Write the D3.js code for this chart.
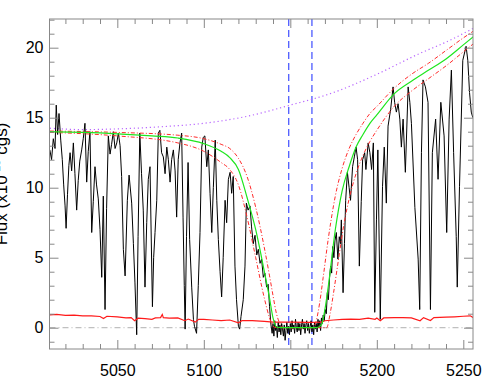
<!DOCTYPE html>
<html>
<head>
<meta charset="utf-8">
<script src="https://cdn.jsdelivr.net/npm/d3@7"></script>
<style>
  body { margin: 0; background: #fff; }
  text { font-family: "Liberation Sans", Arial, sans-serif; }
</style>
</head>
<body>
<div id="chart-area"></div>
<script>
// observed spectrum (wavelength, flux)
const specWave = [5011.0, 5012.0, 5013.0, 5014.0, 5014.7, 5015.5, 5016.3, 5017.3, 5018.2, 5019.0, 5019.8, 5020.4, 5021.2, 5022.0, 5022.7, 5023.6, 5024.6, 5025.5, 5026.5, 5027.4, 5028.3, 5029.4, 5030.3, 5031.3, 5032.3, 5033.2, 5034.2, 5035.2, 5036.1, 5037.1, 5038.0, 5039.0, 5040.0, 5041.0, 5041.9, 5042.9, 5043.8, 5044.8, 5045.8, 5046.7, 5047.7, 5048.7, 5049.7, 5050.6, 5051.6, 5052.5, 5053.5, 5054.5, 5055.8, 5056.8, 5058.3, 5059.3, 5060.2, 5061.2, 5062.0, 5063.0, 5064.0, 5065.0, 5066.0, 5067.0, 5067.9, 5068.9, 5070.3, 5071.0, 5071.8, 5072.8, 5073.7, 5074.6, 5075.6, 5076.6, 5077.6, 5078.6, 5079.5, 5080.5, 5081.4, 5082.4, 5083.4, 5084.3, 5085.2, 5086.2, 5087.2, 5088.0, 5088.7, 5089.2, 5090.0, 5090.9, 5091.8, 5093.0, 5094.0, 5094.6, 5095.8, 5096.8, 5097.8, 5098.8, 5099.7, 5100.6, 5101.7, 5102.6, 5103.6, 5104.6, 5105.5, 5106.6, 5107.5, 5108.4, 5109.4, 5110.3, 5111.2, 5112.3, 5113.2, 5114.2, 5115.2, 5116.1, 5117.0, 5118.0, 5118.9, 5120.0, 5120.7, 5121.5, 5122.8, 5123.8, 5124.6, 5125.6, 5126.7, 5127.6, 5128.6, 5129.6, 5130.6, 5131.5, 5132.5, 5133.4, 5134.4, 5135.3, 5136.3, 5137.2, 5138.0, 5138.8, 5139.5, 5140.0, 5140.5, 5141.0, 5141.5, 5142.0, 5142.5, 5143.0, 5143.5, 5144.0, 5144.5, 5145.0, 5145.5, 5146.0, 5146.5, 5147.0, 5147.5, 5148.0, 5148.5, 5149.0, 5149.5, 5150.0, 5150.5, 5151.0, 5151.5, 5152.0, 5152.5, 5153.0, 5153.5, 5154.0, 5154.5, 5155.0, 5155.5, 5156.0, 5156.5, 5157.0, 5157.5, 5158.0, 5158.5, 5159.0, 5159.5, 5160.0, 5160.5, 5161.0, 5161.5, 5162.0, 5162.5, 5163.0, 5163.5, 5164.0, 5164.5, 5165.0, 5165.5, 5166.0, 5166.5, 5167.0, 5167.5, 5168.0, 5168.5, 5169.0, 5169.6, 5170.2, 5170.8, 5171.4, 5172.0, 5172.7, 5173.3, 5173.9, 5174.5, 5175.2, 5175.8, 5176.6, 5177.5, 5178.3, 5179.0, 5179.5, 5180.5, 5181.3, 5182.0, 5183.0, 5184.0, 5184.8, 5186.0, 5187.0, 5188.0, 5188.9, 5189.9, 5191.0, 5191.8, 5193.0, 5193.7, 5195.0, 5196.0, 5197.0, 5198.0, 5198.8, 5199.8, 5200.6, 5202.0, 5203.3, 5204.3, 5205.5, 5206.5, 5208.0, 5209.4, 5210.3, 5211.3, 5212.3, 5213.3, 5214.2, 5215.2, 5216.5, 5218.1, 5219.1, 5220.0, 5222.0, 5223.9, 5224.8, 5225.8, 5226.7, 5228.1, 5229.6, 5231.0, 5232.1, 5234.0, 5235.4, 5237.0, 5238.9, 5240.4, 5241.8, 5243.1, 5244.4, 5245.9, 5246.5, 5247.8, 5249.7, 5251.6, 5252.6, 5253.6, 5254.6, 5255.5];
const specFlux = [12.7, 12.0, 13.5, 12.8, 15.9, 13.8, 15.3, 13.4, 12.0, 10.2, 8.7, 7.1, 9.5, 11.6, 12.5, 11.2, 13.2, 11.0, 8.4, 10.5, 11.9, 12.7, 13.5, 14.6, 10.4, 12.6, 14.0, 6.8, 9.0, 11.5, 10.2, 9.2, 7.0, 3.6, 9.4, 1.3, 8.5, 13.7, 12.4, 13.1, 14.0, 12.8, 13.2, 13.9, 13.0, 10.8, 5.6, 3.7, 9.1, 10.9, 8.9, 6.0, 3.2, -0.5, 6.5, 13.9, 11.0, 8.4, 2.9, 7.5, 10.6, 11.5, 1.5, 5.0, 6.8, 9.1, 13.9, 14.1, 12.5, 12.2, 11.0, 12.9, 12.0, 10.4, 12.0, 12.7, 11.2, 7.9, 12.0, 13.2, 13.9, 7.9, 3.0, -0.1, 6.5, 11.8, 6.3, 2.9, 0.6, 0.1, -0.4, 3.0, 6.8, 12.9, 13.6, 13.7, 11.5, 12.7, 9.6, 6.8, 10.0, 13.4, 9.1, 6.3, 4.0, 2.2, 5.0, 9.1, 7.5, 10.6, 11.1, 9.6, 10.8, 4.4, 2.0, 0.1, -0.1, 0.8, 2.0, 4.4, 8.9, 8.4, 8.7, 7.2, 6.0, 6.6, 5.2, 5.6, 4.6, 4.9, 3.6, 3.9, 2.9, 3.1, 1.5, 0.2, -0.4, 0.3, -0.6, 0.5, -0.2, 0.1, -0.7, 0.4, -0.3, 0.2, -0.5, 0.3, -0.1, -0.6, 0.2, -0.9, -0.2, 0.4, -0.4, 0.1, -0.5, 0.3, -0.3, 0.5, -0.1, 0.2, -0.4, 0.6, 0.0, -0.3, 0.4, -0.2, 0.3, -0.5, 0.2, 0.6, -0.1, 0.3, -0.4, 0.2, 0.5, -0.2, 0.3, -0.4, 0.1, 0.5, -0.3, 0.2, -0.5, 0.4, -0.1, 0.3, -0.3, 0.6, 0.0, 0.5, -0.2, 0.7, 0.3, 0.9, 0.5, 1.3, 1.0, 2.5, 2.0, 3.6, 4.4, 3.9, 5.8, 5.0, 6.2, 6.8, 4.9, 6.5, 6.0, 7.7, 2.5, 6.0, 9.1, 11.1, 10.0, 9.1, 11.5, 12.2, 12.9, 12.0, 4.4, 9.0, 12.0, 12.5, 11.3, 13.2, 12.5, 11.3, 13.2, 1.1, 7.7, 12.7, 0.6, 10.1, 12.9, 8.9, 14.4, 15.6, 17.2, 16.1, 15.4, 16.0, 14.9, 12.9, 14.9, 11.1, 17.2, 16.1, 14.6, 8.6, 4.9, 1.3, 12.5, 17.7, 17.2, 16.1, 1.3, 12.5, 14.9, 10.6, 16.1, 13.7, 6.8, 14.9, 18.4, 12.5, 6.5, 2.9, 10.1, 19.1, 20.1, 19.1, 16.8, 15.4, 15.0];

// error spectrum
const errWave = [5011, 5015, 5020, 5025, 5030, 5035, 5040, 5042, 5044, 5050, 5055, 5058, 5060, 5062, 5066, 5070, 5072, 5075, 5076, 5076.6, 5080, 5085, 5089, 5091, 5095, 5097, 5100, 5105, 5110, 5115, 5120, 5122, 5128, 5135, 5140, 5150, 5160, 5168, 5170, 5175, 5180, 5185, 5190, 5195, 5199, 5200, 5202, 5204, 5210, 5215, 5220, 5225, 5227, 5231, 5233, 5240, 5245, 5250, 5254, 5256];
const errFlux = [0.92, 0.95, 0.88, 0.9, 0.85, 0.85, 0.8, 0.65, 0.82, 0.78, 0.7, 0.72, 0.5, 0.68, 0.65, 0.6, 0.7, 0.72, 0.95, 0.72, 0.68, 0.7, 0.5, 0.62, 0.4, 0.6, 0.6, 0.55, 0.5, 0.55, 0.35, 0.5, 0.5, 0.45, 0.4, 0.4, 0.38, 0.4, 0.5, 0.55, 0.6, 0.62, 0.6, 0.68, 0.6, 0.7, 0.5, 0.7, 0.72, 0.72, 0.7, 0.5, 0.72, 0.52, 0.72, 0.75, 0.78, 0.82, 0.85, 0.7];

// model profile and its bounds
const modelWave = [5011, 5030, 5050, 5070, 5085, 5100, 5110, 5115, 5120, 5125, 5130, 5135, 5138, 5140, 5142, 5145, 5165, 5168, 5170, 5172, 5176, 5180, 5184, 5188, 5192, 5196, 5200, 5210, 5220, 5230, 5240, 5250, 5256];
const modelFlux = [14.0, 13.95, 13.85, 13.7, 13.55, 13.15, 12.6, 12.15, 11.3, 9.3, 7.0, 4.0, 2.1, 0.7, 0.05, 0.0, 0.0, 0.2, 1.3, 3.0, 7.0, 9.8, 11.5, 12.9, 13.8, 14.6, 15.2, 16.7, 17.6, 18.4, 19.2, 20.2, 20.8];
const hiWave = [5011, 5050, 5085, 5100, 5110, 5115, 5120, 5125, 5130, 5135, 5138, 5140, 5142, 5144, 5146, 5163, 5165, 5167, 5169, 5172, 5176, 5180, 5184, 5188, 5192, 5196, 5200, 5210, 5220, 5230, 5240, 5250, 5256];
const hiFlux = [14.05, 13.95, 13.75, 13.5, 13.1, 12.8, 12.1, 10.8, 8.6, 5.7, 3.7, 2.3, 1.0, 0.3, 0.0, 0.0, 0.5, 1.8, 3.6, 6.4, 9.4, 11.4, 12.8, 13.8, 14.6, 15.3, 15.8, 17.1, 18.1, 18.9, 19.8, 20.7, 21.2];
const loWave = [5011, 5050, 5085, 5100, 5110, 5115, 5120, 5125, 5130, 5135, 5138, 5140, 5142, 5171, 5173, 5175, 5178, 5181, 5184, 5188, 5192, 5196, 5200, 5210, 5220, 5230, 5240, 5250, 5256];
const loFlux = [13.95, 13.7, 13.2, 12.6, 11.8, 11.3, 10.2, 7.9, 5.0, 2.1, 0.7, 0.1, 0.0, 0.0, 1.0, 2.5, 5.0, 7.4, 9.2, 11.0, 12.3, 13.3, 14.1, 15.8, 16.9, 17.8, 18.7, 19.7, 20.3];

// continuum
const contWave = [5011, 5030, 5050, 5075, 5100, 5125, 5150, 5175, 5200, 5225, 5240, 5256];
const contFlux = [14.25, 14.15, 14.2, 14.35, 14.6, 15.1, 15.9, 16.8, 18.1, 19.6, 20.4, 21.4];

// marked wavelengths
const markWave = [5149.1, 5162.5];

const xTicks = [5050, 5100, 5150, 5200, 5250];
const yTicks = [0, 5, 10, 15, 20];

// chart size
const margin = {left: 49.5, right: 25, top: 19, bottom: 39};
const width = 498 - margin.left - margin.right;
const height = 388 - margin.top - margin.bottom;

let svg = d3.select('#chart-area')
  .append('svg')
  .attr('width', 498)
  .attr('height', 388);

let g = svg.append('g')
  .attr('transform', `translate(${margin.left}, ${margin.top})`);

const x = d3.scaleLinear().domain([5010.8, 5255.6]).range([0, width]);
const y = d3.scaleLinear().domain([-1.52, 22.05]).range([height, 0]);

g.append('clipPath').attr('id', 'clip')
  .append('rect').attr('width', width).attr('height', height);

const plot = g.append('g').attr('clip-path', 'url(#clip)');

const zip = (a, b) => a.map((d, i) => [d, b[i]]);
const line = d3.line().x(d => x(d[0])).y(d => y(d[1]));
const smooth = d3.line().x(d => x(d[0])).y(d => y(d[1])).curve(d3.curveMonotoneX);

// zero line
plot.append('line')
  .attr('x1', 0).attr('x2', width)
  .attr('y1', y(0)).attr('y2', y(0))
  .attr('stroke', '#b0b0b0')
  .attr('stroke-dasharray', '6,3,1,3');

// blue markers
plot.selectAll('.mark').data(markWave).enter()
  .append('line')
  .attr('class', 'mark')
  .attr('x1', d => x(d)).attr('x2', d => x(d))
  .attr('y1', 0).attr('y2', height)
  .attr('stroke', '#2b3cff')
  .attr('stroke-width', 1.1)
  .attr('stroke-dasharray', '7,4');

// continuum
plot.append('path')
  .attr('d', smooth(zip(contWave, contFlux)))
  .attr('fill', 'none')
  .attr('stroke', '#b866ff')
  .attr('stroke-width', 1.2)
  .attr('stroke-dasharray', '1.2,2.8');

// spectrum
plot.append('path')
  .attr('d', line(zip(specWave, specFlux)))
  .attr('fill', 'none')
  .attr('stroke', '#000')
  .attr('stroke-width', 1);

// error
plot.append('path')
  .attr('d', line(zip(errWave, errFlux)))
  .attr('fill', 'none')
  .attr('stroke', '#ff1a1a')
  .attr('stroke-width', 1.2);

// model bounds
[zip(hiWave, hiFlux), zip(loWave, loFlux)].forEach(pts => {
  plot.append('path')
    .attr('d', smooth(pts))
    .attr('fill', 'none')
    .attr('stroke', '#ff2a2a')
    .attr('stroke-width', 1)
    .attr('stroke-dasharray', '4,2,1,2');
});

// model
plot.append('path')
  .attr('d', smooth(zip(modelWave, modelFlux)))
  .attr('fill', 'none')
  .attr('stroke', '#1ee61e')
  .attr('stroke-width', 1.2);

// axes: ticks point inward on all four sides
const xMinor = d3.range(5020, 5256, 10).filter(v => v % 50 !== 0);
const yMinor = d3.range(-1, 23, 1).filter(v => v % 5 !== 0);

function drawAxis(axisFn, scale, major, minor, transform, labels) {
  const ax = g.append('g').attr('transform', transform);
  ax.call(axisFn(scale).tickValues(major).tickSize(-9).tickSizeOuter(0)
    .tickPadding(labels ? labels : 0).tickFormat(labels ? d3.format('d') : ''));
  ax.append('g').call(axisFn(scale).tickValues(minor).tickSize(-5).tickSizeOuter(0).tickFormat(''))
    .select('.domain').remove();
  ax.select('.domain').remove();
  ax.selectAll('line').attr('stroke', '#888');
  ax.selectAll('text')
    .attr('fill', '#000')
    .style('font-size', '16px')
    .style('font-family', '"Liberation Sans", Arial, sans-serif');
  return ax;
}

drawAxis(d3.axisBottom, x, xTicks, xMinor, `translate(0, ${height})`, 15.5);
drawAxis(d3.axisTop, x, xTicks, xMinor, 'translate(0, 0)', 0);
drawAxis(d3.axisLeft, y, yTicks, yMinor, 'translate(0, 0)', 6);
drawAxis(d3.axisRight, y, yTicks, yMinor, `translate(${width}, 0)`, 0);

// frame
g.append('rect')
  .attr('width', width).attr('height', height)
  .attr('fill', 'none')
  .attr('stroke', '#888');

// Y label
const yl = svg.append('text')
  .attr('transform', `translate(7, ${margin.top + height / 2}) rotate(-90)`)
  .attr('text-anchor', 'middle')
  .attr('font-size', '17px')
  .attr('fill', '#000');
yl.append('tspan').text('Flux (x10');
yl.append('tspan').attr('dy', -7).attr('font-size', '11px').text('-15');
yl.append('tspan').attr('dy', 7).text(' cgs)');
</script>
</body>
</html>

Aim of the exercise: Every line that holds the word "chart" should be extracted.

Answer:
Write the D3.js code for this chart.
<div id="chart-area"></div>
// chart size
let svg = d3.select('#chart-area')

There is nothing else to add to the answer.